In September 1926 Lucy See was on the Social Committee of the annual conference of Chinese students in the UK, which was held at Kingsmead College in Selly Oak, near Brimingham. The chair of the Social Committee was Teo Soon Kim (link to biog) another young Singaporean Chinese woman who was already into her third year as a student at The Inner Temple.

See passed her final exams with second-class honours and was called to the Bar early in 1930. She returned to Singapore in February of that year. She was married on 2 August 1930 to Chen Xu, the son of a Chinese general. She joined the Singapore law firm of Messrs. Allen and Gledhill, but only worked there for about six months before moving with her husband to Nanking (now Nanjing), which at that time was the capital of China.

The Chens lived in Nanking until 1937, when the Japanese Imperial Army invaded China. Fighting began in July 1937, and within a month Nanking was being hit by Japanese air raids. The trains out of the city were packed, so Mrs Chen took her three children—one of them only seven weeks old—on a steamboat down the Yangtse to Hankow (now part of the city of Wuhan). Hankow was being attacked by Japanese planes as the Chens’ boat arrived; three bombs fell nearby and one even landed on the vessel’s deck, but fortunately did not explode. From there the family boarded a train to Canton (Guangzhou) on the southern Chinese coast. On the day that they arrived safely back in Singapore in September 1937, Lucy Chen was interviewed in the Malaya Tribune. She estimated that three quarters of a million people had fled from Nanking. The train she had taken to Canton had carried about 3,500 people, some of whom, she said, were close to starvation by the end of the 50-hour journey. The Chens were lucky to escape: when Nanking finally fell in December, Japanese troops embarked on a six-week campaign of looting, killing and sexual violence against Chinese civilians and surrendered soldiers which became known as the Rape of Nanking, one of the most infamous war crimes of the 20th century. Estimates of the death toll range from 40,000 to 300,000 people.

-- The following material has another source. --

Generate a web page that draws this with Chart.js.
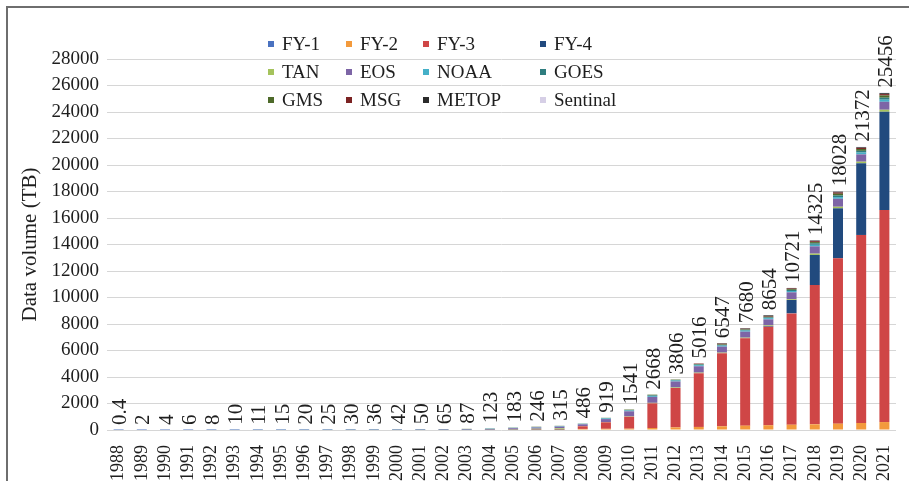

Four years later, the threat of invasion forced Lucy Chen to leave Singapore once again. When Japan declared war on Britain in December 1941, she and her children made an arduous journey back to China. They sailed via Penang to Rangoon (Yangon), then endured the 1,000 mile road journey to Yunnan in western China. From there, they travelled to Chungking (Chongqing), China’s provisional capital since the fall of Nanking, where they were reunited with Chen Xu.

After the war, the Chens moved back to Nanking, but yet again Lucy found herself a refugee after only four years. In 1949, the Chinese nationalist government retreated to the island of Taiwan, ceding control of mainland China to Mao Zedong’s Communist Party. Xu followed the nationalists to Taiwan, while Lucy returned to Singapore, where she was to spend the rest of her life.

Settled for good in the city of her birth, Lucy Chen resumed her long-interrupted career in the law. She was belatedly called to the Bar in Singapore and became the second woman to be called to the Hong Kong Bar. In 1959 she successfully defended the Accountant-General of Singapore, R.F. Sewell, against a charge of breaking into a car. She also appeared in divorce cases.

In a Straits Times article of 12 May 1984, marking the tenth anniversary of the Singapore Association of Women Lawyers (SAWL), Lucy Chen was one of the senior women barristers described by a SAWL member as being,

admired…for their courtcraft, charming court manners and eloquence…they were all in a class by themselves, models for today’s women lawyers.